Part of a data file
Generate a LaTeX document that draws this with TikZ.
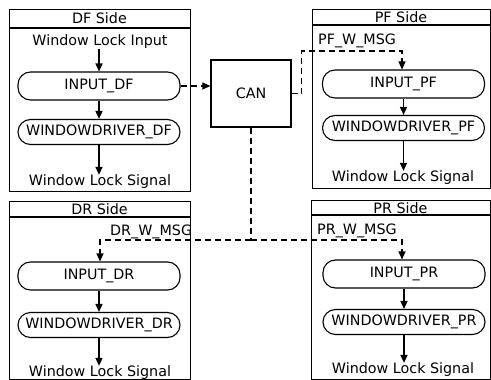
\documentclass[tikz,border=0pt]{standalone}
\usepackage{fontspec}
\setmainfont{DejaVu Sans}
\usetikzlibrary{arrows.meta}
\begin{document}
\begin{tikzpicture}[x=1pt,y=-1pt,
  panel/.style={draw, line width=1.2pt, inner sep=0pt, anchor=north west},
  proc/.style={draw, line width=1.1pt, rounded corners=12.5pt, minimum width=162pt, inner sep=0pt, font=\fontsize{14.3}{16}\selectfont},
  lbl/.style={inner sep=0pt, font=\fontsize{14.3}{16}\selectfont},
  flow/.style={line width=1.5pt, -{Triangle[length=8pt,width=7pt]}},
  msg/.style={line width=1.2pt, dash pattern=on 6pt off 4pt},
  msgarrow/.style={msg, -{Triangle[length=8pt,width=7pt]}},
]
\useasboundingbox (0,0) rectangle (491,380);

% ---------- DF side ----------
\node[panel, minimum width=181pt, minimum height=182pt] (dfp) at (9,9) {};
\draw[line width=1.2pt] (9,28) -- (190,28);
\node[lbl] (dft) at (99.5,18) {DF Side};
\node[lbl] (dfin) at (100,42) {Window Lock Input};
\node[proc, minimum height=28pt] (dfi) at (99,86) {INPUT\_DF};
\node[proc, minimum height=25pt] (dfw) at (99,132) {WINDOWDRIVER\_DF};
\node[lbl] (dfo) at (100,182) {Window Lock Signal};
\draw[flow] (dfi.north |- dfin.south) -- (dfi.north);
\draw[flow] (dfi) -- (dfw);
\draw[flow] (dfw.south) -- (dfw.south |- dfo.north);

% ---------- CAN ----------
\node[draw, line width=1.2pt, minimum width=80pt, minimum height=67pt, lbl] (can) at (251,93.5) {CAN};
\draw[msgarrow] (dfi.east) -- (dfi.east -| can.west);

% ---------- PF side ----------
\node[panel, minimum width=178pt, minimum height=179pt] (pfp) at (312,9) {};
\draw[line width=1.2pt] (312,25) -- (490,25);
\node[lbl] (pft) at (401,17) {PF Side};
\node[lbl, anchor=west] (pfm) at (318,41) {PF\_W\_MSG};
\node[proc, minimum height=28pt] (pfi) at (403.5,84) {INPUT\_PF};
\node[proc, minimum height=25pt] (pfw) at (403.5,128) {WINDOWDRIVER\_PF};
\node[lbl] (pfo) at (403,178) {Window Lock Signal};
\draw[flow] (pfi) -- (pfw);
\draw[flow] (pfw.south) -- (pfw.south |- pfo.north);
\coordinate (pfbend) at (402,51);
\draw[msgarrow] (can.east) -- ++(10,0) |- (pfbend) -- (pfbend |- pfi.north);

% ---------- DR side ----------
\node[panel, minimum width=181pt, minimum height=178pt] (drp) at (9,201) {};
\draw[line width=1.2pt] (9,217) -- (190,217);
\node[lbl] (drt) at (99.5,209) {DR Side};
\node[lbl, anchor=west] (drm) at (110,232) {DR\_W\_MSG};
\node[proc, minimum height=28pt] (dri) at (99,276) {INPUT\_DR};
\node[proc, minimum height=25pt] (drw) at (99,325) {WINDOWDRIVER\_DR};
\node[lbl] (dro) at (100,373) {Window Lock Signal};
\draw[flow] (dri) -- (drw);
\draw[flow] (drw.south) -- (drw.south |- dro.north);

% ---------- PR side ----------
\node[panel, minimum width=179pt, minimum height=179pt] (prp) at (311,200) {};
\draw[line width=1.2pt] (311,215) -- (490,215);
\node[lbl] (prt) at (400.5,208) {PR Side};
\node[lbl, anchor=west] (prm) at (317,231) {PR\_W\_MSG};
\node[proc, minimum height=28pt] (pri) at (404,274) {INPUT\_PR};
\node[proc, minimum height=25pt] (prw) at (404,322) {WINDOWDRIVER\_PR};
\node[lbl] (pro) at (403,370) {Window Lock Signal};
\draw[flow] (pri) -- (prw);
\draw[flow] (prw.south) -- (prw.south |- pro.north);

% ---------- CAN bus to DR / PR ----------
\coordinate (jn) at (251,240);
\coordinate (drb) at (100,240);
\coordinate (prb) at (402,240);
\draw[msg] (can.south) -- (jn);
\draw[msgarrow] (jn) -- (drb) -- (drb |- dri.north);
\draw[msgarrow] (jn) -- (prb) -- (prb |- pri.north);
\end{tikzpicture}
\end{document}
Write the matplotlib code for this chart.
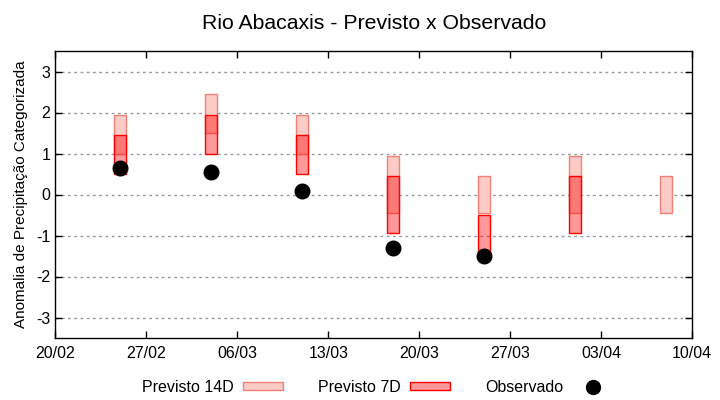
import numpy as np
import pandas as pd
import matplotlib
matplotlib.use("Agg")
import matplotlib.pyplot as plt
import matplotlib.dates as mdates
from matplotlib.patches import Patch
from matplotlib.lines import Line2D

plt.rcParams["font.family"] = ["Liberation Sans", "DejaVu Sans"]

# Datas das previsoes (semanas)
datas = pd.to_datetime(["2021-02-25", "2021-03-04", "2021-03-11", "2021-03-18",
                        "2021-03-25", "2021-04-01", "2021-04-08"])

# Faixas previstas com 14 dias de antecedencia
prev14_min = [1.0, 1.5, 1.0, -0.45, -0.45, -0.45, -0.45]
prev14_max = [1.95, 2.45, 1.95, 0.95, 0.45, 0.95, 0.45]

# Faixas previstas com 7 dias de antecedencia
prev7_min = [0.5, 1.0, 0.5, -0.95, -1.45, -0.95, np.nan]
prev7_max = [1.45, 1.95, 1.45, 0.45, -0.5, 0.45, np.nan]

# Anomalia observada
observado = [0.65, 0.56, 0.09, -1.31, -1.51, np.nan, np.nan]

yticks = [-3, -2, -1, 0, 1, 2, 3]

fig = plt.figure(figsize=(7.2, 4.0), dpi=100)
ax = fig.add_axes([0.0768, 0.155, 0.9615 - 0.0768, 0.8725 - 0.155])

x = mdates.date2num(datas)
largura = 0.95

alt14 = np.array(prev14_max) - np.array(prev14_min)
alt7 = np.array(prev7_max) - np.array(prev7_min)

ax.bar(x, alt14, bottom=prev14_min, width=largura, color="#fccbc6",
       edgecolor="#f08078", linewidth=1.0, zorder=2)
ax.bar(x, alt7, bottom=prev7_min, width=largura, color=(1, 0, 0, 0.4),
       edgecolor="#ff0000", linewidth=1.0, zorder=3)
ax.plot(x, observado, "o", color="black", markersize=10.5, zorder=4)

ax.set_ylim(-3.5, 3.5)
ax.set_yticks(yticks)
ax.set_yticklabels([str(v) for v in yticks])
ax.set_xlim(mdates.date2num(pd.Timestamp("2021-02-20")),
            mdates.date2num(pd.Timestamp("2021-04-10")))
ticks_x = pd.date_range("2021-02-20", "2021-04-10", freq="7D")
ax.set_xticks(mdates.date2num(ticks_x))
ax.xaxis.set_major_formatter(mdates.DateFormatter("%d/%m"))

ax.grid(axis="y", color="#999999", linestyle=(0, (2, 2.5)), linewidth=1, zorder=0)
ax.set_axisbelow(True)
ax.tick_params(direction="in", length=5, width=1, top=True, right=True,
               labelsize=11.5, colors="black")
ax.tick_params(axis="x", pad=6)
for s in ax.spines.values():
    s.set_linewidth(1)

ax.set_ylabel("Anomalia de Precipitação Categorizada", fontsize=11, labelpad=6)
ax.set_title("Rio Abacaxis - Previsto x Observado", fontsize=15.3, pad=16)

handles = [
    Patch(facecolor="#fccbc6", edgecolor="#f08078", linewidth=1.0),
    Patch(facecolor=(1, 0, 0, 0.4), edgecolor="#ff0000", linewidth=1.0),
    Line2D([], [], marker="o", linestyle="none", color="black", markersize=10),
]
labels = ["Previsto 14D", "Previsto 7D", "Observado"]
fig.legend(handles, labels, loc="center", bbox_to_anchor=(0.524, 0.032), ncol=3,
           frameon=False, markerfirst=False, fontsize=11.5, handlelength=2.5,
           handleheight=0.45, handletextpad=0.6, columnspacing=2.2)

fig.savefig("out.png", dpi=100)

• Work to do: Nothing but the lines from the one with "Write the matplotlib code for this chart." through the one with "yticks = [-3, -2, -1, 0, 1, 2, 3]" is to be copied, exactly and ends included. Leave pictures out.

• Problem solution:
Write the matplotlib code for this chart.
import numpy as np
import pandas as pd
import matplotlib
matplotlib.use("Agg")
import matplotlib.pyplot as plt
import matplotlib.dates as mdates
from matplotlib.patches import Patch
from matplotlib.lines import Line2D

plt.rcParams["font.family"] = ["Liberation Sans", "DejaVu Sans"]

# Datas das previsoes (semanas)
datas = pd.to_datetime(["2021-02-25", "2021-03-04", "2021-03-11", "2021-03-18",
                        "2021-03-25", "2021-04-01", "2021-04-08"])

# Faixas previstas com 14 dias de antecedencia
prev14_min = [1.0, 1.5, 1.0, -0.45, -0.45, -0.45, -0.45]
prev14_max = [1.95, 2.45, 1.95, 0.95, 0.45, 0.95, 0.45]

# Faixas previstas com 7 dias de antecedencia
prev7_min = [0.5, 1.0, 0.5, -0.95, -1.45, -0.95, np.nan]
prev7_max = [1.45, 1.95, 1.45, 0.45, -0.5, 0.45, np.nan]

# Anomalia observada
observado = [0.65, 0.56, 0.09, -1.31, -1.51, np.nan, np.nan]

yticks = [-3, -2, -1, 0, 1, 2, 3]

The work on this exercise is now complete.